Feeling tired, little sleep, lots of work and definately feeling a bit stressed from all the realization of what is coming my way in 11 days…. (but who is counting).

Today, I think I might just get my legs done and then focus on just being a mom and not worry about all this contest stuff…. is that possible??  Heh, it is so consuming…. but I do feel I need a new balance with it all… will see….

life seems so crazy right now and I definately feel like the choices I make today could have everlasting impact on my future and of those around me…. need to focus on what is good and right….need to stop rambling….need to be kind to you (the reader) and just end this crazy post!!!!

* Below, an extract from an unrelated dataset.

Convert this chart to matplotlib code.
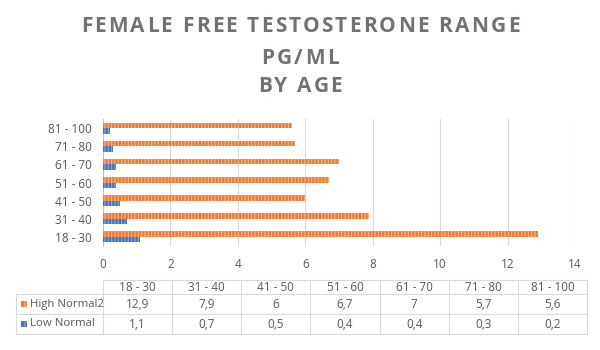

May your day be filled with peace and love!

jul

hyperventilating

Monday, October 8th, 2007

Deep breath….. breath in…..breath out……breath in…..breath out….. I think I must be CRAZY>>>>> what on earth am I doing thinking I can put myself on a stage and do this thang?????????   breath in……breath out……

Good workout

Monday, October 8th, 2007

Quick post…had a good workout, chest, tris and shoulders (love these)! Only able to get 25 min. of cardio in, but guess it is better than nothing. Will shoot for longer tonight to burn some more calories. Also will try to get some  extra ab work in… will have to see what the day allows.

Of course, as luck would have it, I have a crazy/busy week this week and my husband is traveling. Not that it is the end of the world, but it clearly changes my weekly routine.

Let’s see …. 12 days until the big day!!!  Oh, my!